--- start Source data ---

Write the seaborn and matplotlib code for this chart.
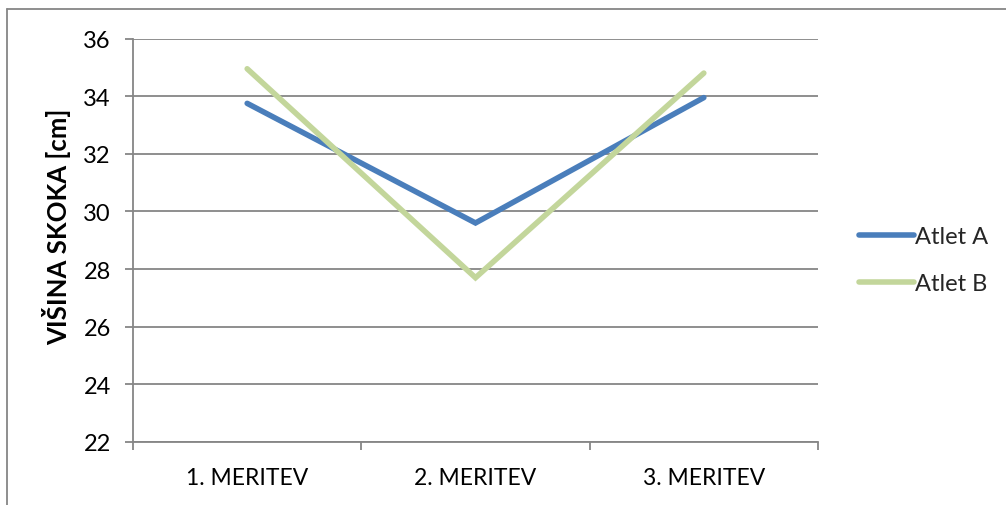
import matplotlib
matplotlib.use("Agg")
import matplotlib.pyplot as plt
from matplotlib.lines import Line2D
import seaborn as sns
import pandas as pd

# Jump heights per measurement
measurements = ["1. MERITEV", "2. MERITEV", "3. MERITEV"]
athlete_a = [33.75, 29.6, 33.95]
athlete_b = [34.95, 27.7, 34.8]
series_names = ["Atlet A", "Atlet B"]
y_ticks = [22, 24, 26, 28, 30, 32, 34, 36]

colors = {"Atlet A": "#4A7EBB", "Atlet B": "#C3D69B"}
grid_color = "#868686"

df = pd.DataFrame({
    "meritev": measurements * 2,
    "visina": athlete_a + athlete_b,
    "atlet": [series_names[0]] * 3 + [series_names[1]] * 3,
})

sns.set_theme(style="white")
plt.rcParams["font.family"] = ["Lato", "DejaVu Sans"]

fig = plt.figure(figsize=(10.06, 5.06), dpi=100)
ax = fig.add_axes([133 / 1006, 1 - 443 / 506, (818 - 133) / 1006, (443 - 39.5) / 506])

sns.lineplot(data=df, x="meritev", y="visina", hue="atlet", palette=colors,
             linewidth=4.0, ax=ax, legend=False, sort=False)
for ln in ax.lines:
    ln.set_solid_capstyle("round")
    ln.set_solid_joinstyle("miter")

ax.set_xlim(-0.5, 2.5)
ax.set_ylim(22, 36)
ax.set_yticks(y_ticks)
ax.set_yticklabels([str(v) for v in y_ticks])
ax.set_xticks(range(len(measurements)))
ax.set_xticklabels(measurements)
ax.set_xticks([-0.5, 0.5, 1.5, 2.5], minor=True)

ax.grid(axis="y", color=grid_color, linewidth=1.3)
ax.set_axisbelow(True)
for side in ("top", "right"):
    ax.spines[side].set_visible(False)
for side in ("left", "bottom"):
    ax.spines[side].set_color(grid_color)
    ax.spines[side].set_linewidth(1.3)

ax.tick_params(axis="y", which="major", direction="out", length=6, width=1.3,
               color=grid_color, left=True, pad=10, labelsize=17, labelcolor="black")
ax.tick_params(axis="x", which="major", length=0, pad=18, labelsize=16.5, labelcolor="black")
ax.tick_params(axis="x", which="minor", direction="out", length=6, width=1.3,
               color=grid_color, bottom=True)

ax.set_xlabel("")
ax.set_ylabel("VIŠINA SKOKA [cm]", fontsize=18.5, fontweight="bold", color="black")
ax.yaxis.set_label_coords(-0.091, 0.535)

handles = [Line2D([], [], color=colors[n], linewidth=4.0, solid_capstyle="round")
           for n in series_names]
fig.legend(handles, series_names, loc="center left",
           bbox_to_anchor=(838 / 1006, 1 - 261 / 506), frameon=False,
           fontsize=17, handlelength=2.3, handletextpad=0.08, labelspacing=1.1)

# outer chart frame (left and top edges)
fig.add_artist(Line2D([7 / 1006, 7 / 1006], [0, 1 - 10 / 506], transform=fig.transFigure,
                      color=grid_color, linewidth=1.3))
fig.add_artist(Line2D([7 / 1006, 1], [1 - 10 / 506, 1 - 10 / 506], transform=fig.transFigure,
                      color=grid_color, linewidth=1.3))

fig.savefig("out.png", dpi=100, facecolor="white")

--- end Source data ---

**What this task involves**
Transcribe all the lines above exactly, apart from the pictures.

**Solution below**
Write the seaborn and matplotlib code for this chart.
import matplotlib
matplotlib.use("Agg")
import matplotlib.pyplot as plt
from matplotlib.lines import Line2D
import seaborn as sns
import pandas as pd

# Jump heights per measurement
measurements = ["1. MERITEV", "2. MERITEV", "3. MERITEV"]
athlete_a = [33.75, 29.6, 33.95]
athlete_b = [34.95, 27.7, 34.8]
series_names = ["Atlet A", "Atlet B"]
y_ticks = [22, 24, 26, 28, 30, 32, 34, 36]

colors = {"Atlet A": "#4A7EBB", "Atlet B": "#C3D69B"}
grid_color = "#868686"

df = pd.DataFrame({
    "meritev": measurements * 2,
    "visina": athlete_a + athlete_b,
    "atlet": [series_names[0]] * 3 + [series_names[1]] * 3,
})

sns.set_theme(style="white")
plt.rcParams["font.family"] = ["Lato", "DejaVu Sans"]

fig = plt.figure(figsize=(10.06, 5.06), dpi=100)
ax = fig.add_axes([133 / 1006, 1 - 443 / 506, (818 - 133) / 1006, (443 - 39.5) / 506])

sns.lineplot(data=df, x="meritev", y="visina", hue="atlet", palette=colors,
             linewidth=4.0, ax=ax, legend=False, sort=False)
for ln in ax.lines:
    ln.set_solid_capstyle("round")
    ln.set_solid_joinstyle("miter")

ax.set_xlim(-0.5, 2.5)
ax.set_ylim(22, 36)
ax.set_yticks(y_ticks)
ax.set_yticklabels([str(v) for v in y_ticks])
ax.set_xticks(range(len(measurements)))
ax.set_xticklabels(measurements)
ax.set_xticks([-0.5, 0.5, 1.5, 2.5], minor=True)

ax.grid(axis="y", color=grid_color, linewidth=1.3)
ax.set_axisbelow(True)
for side in ("top", "right"):
    ax.spines[side].set_visible(False)
for side in ("left", "bottom"):
    ax.spines[side].set_color(grid_color)
    ax.spines[side].set_linewidth(1.3)

ax.tick_params(axis="y", which="major", direction="out", length=6, width=1.3,
               color=grid_color, left=True, pad=10, labelsize=17, labelcolor="black")
ax.tick_params(axis="x", which="major", length=0, pad=18, labelsize=16.5, labelcolor="black")
ax.tick_params(axis="x", which="minor", direction="out", length=6, width=1.3,
               color=grid_color, bottom=True)

ax.set_xlabel("")
ax.set_ylabel("VIŠINA SKOKA [cm]", fontsize=18.5, fontweight="bold", color="black")
ax.yaxis.set_label_coords(-0.091, 0.535)

handles = [Line2D([], [], color=colors[n], linewidth=4.0, solid_capstyle="round")
           for n in series_names]
fig.legend(handles, series_names, loc="center left",
           bbox_to_anchor=(838 / 1006, 1 - 261 / 506), frameon=False,
           fontsize=17, handlelength=2.3, handletextpad=0.08, labelspacing=1.1)

# outer chart frame (left and top edges)
fig.add_artist(Line2D([7 / 1006, 7 / 1006], [0, 1 - 10 / 506], transform=fig.transFigure,
                      color=grid_color, linewidth=1.3))
fig.add_artist(Line2D([7 / 1006, 1], [1 - 10 / 506, 1 - 10 / 506], transform=fig.transFigure,
                      color=grid_color, linewidth=1.3))

fig.savefig("out.png", dpi=100, facecolor="white")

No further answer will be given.